Task details. Leaving out the pictures, retype the lines from the beginning of the listing through the line containing "import pandas as pd".
[Start]
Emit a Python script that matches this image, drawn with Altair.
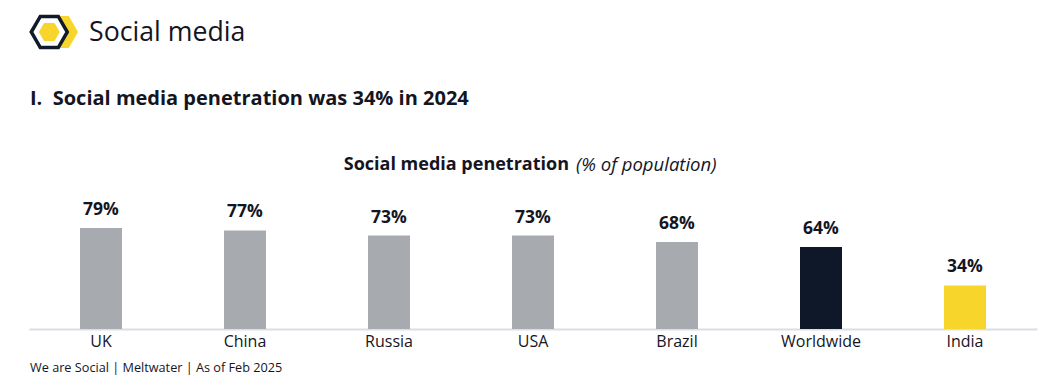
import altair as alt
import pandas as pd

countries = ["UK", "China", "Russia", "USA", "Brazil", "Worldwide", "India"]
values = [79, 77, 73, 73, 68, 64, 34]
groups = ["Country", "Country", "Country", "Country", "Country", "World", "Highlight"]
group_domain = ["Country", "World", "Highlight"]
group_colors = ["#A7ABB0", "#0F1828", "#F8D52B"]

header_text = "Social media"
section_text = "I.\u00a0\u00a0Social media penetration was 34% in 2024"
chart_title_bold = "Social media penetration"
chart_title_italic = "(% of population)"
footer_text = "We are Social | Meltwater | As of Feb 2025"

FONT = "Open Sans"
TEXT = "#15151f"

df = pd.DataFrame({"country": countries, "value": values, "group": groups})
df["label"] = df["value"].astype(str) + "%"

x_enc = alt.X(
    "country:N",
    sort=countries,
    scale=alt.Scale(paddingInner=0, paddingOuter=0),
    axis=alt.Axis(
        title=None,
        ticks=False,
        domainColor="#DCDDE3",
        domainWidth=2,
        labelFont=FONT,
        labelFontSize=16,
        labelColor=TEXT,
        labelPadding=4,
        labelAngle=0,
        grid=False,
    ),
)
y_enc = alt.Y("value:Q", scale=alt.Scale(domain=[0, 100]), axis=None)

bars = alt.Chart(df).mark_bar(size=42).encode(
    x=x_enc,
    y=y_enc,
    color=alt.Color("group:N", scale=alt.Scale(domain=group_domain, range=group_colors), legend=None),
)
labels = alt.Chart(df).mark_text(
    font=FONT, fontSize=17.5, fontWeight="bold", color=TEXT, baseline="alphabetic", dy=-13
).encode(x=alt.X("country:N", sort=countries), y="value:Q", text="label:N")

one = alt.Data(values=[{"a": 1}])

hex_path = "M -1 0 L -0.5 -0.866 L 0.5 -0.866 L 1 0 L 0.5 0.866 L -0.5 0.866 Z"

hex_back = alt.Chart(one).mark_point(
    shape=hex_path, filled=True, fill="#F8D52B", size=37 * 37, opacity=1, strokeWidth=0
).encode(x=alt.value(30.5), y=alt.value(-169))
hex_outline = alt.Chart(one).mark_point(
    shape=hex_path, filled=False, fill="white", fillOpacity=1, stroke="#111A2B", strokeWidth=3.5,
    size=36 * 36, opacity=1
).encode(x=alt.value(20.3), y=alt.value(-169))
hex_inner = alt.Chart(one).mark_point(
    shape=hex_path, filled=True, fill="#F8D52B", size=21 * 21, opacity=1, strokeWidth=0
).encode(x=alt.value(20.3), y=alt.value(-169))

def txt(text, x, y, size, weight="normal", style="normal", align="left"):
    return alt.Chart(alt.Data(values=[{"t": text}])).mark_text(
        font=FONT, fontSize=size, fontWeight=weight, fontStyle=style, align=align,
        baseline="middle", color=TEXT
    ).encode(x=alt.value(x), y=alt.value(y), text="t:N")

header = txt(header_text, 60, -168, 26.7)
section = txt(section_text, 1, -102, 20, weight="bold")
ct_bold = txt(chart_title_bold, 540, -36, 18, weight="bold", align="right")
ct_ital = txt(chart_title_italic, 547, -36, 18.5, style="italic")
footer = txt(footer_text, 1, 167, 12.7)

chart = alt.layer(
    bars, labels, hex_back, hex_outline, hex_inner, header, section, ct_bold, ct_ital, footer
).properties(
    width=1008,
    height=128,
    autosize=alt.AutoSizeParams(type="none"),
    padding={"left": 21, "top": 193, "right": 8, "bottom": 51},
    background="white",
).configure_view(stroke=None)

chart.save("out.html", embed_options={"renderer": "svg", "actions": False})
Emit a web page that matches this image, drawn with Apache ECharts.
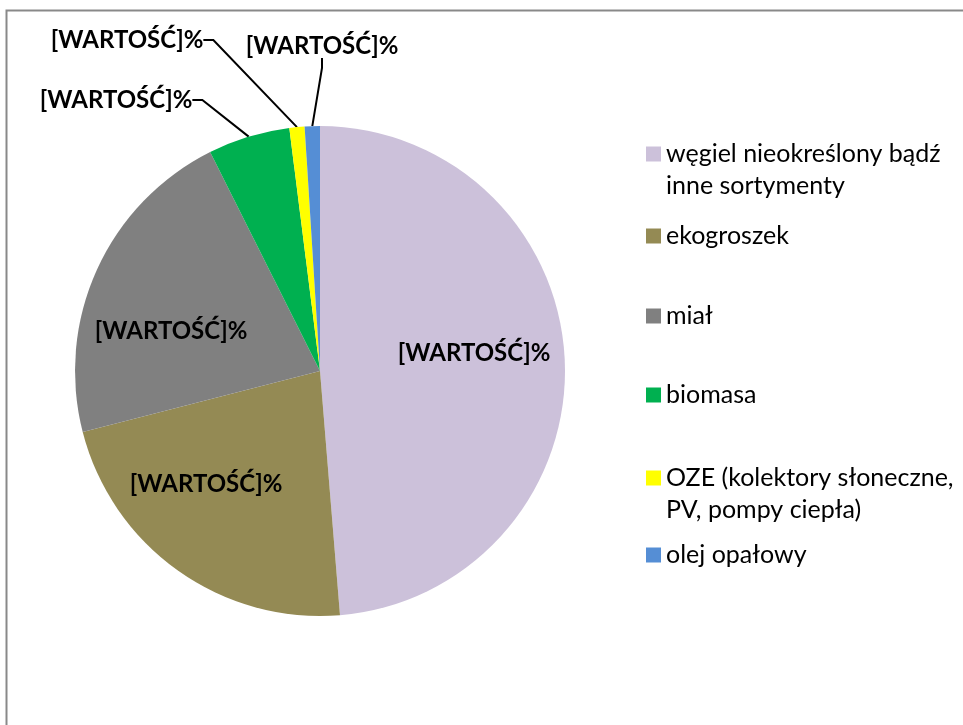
[End]
Response to this exercise.
Emit a Python script that matches this image, drawn with Altair.
import altair as alt
import pandas as pd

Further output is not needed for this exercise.